In mathematics, a Bianchi group is a group of the form

$\text{PSL}_2(\mathcal{O}_d)$

where d is a positive square-free integer. Here, $\text{PSL}_2$ denotes the projective special linear group and $\mathcal{O}_d$ is the ring of integers of the imaginary quadratic field $\mathbb{Q}(\sqrt{-d})$.

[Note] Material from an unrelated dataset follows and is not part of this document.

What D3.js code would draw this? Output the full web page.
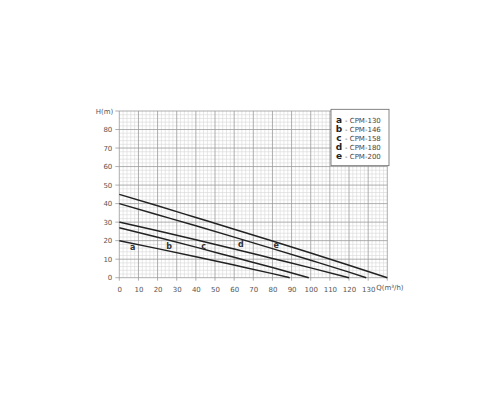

The groups were first studied by Bianchi (1892) as a natural class of discrete subgroups of $\text{PSL}_2(\mathbb{C})$, now termed Kleinian groups.

==Geometry==

As a subgroup of $\text{PSL}_2(\mathbb{C})$, a Bianchi group acts by orientation-preserving isometries on three-dimensional hyperbolic space $\mathbb{H}^3$. The quotient

$M_d=\text{PSL}_2(\mathcal{O}_d)\backslash\mathbb{H}^3$

is a non-compact, hyperbolic 3-fold of finite volume, called a Bianchi orbifold. An exact formula for its volume in terms of the Dedekind zeta function of the underlying imaginary quadratic field was computed by Humbert. If $D$ is the discriminant of $\mathbb{Q}(\sqrt{-d})$, then

$\operatorname{vol}(M_d)=\frac{|D|^{3/2}}{4\pi^2}\zeta_{\mathbb{Q}(\sqrt{-d})}(2).$

The cusps of $M_d$ are in bijection with the ideal classes of $\mathbb{Q}(\sqrt{-d})$. Consequently, the number of cusps is equal to the class number of the field.

==Arithmetic properties==

Bianchi groups are arithmetic Kleinian groups. Every non-cocompact arithmetic Kleinian group is commensurable, up to conjugacy in $\text{PSL}_2(\mathbb{C})$, with a Bianchi group.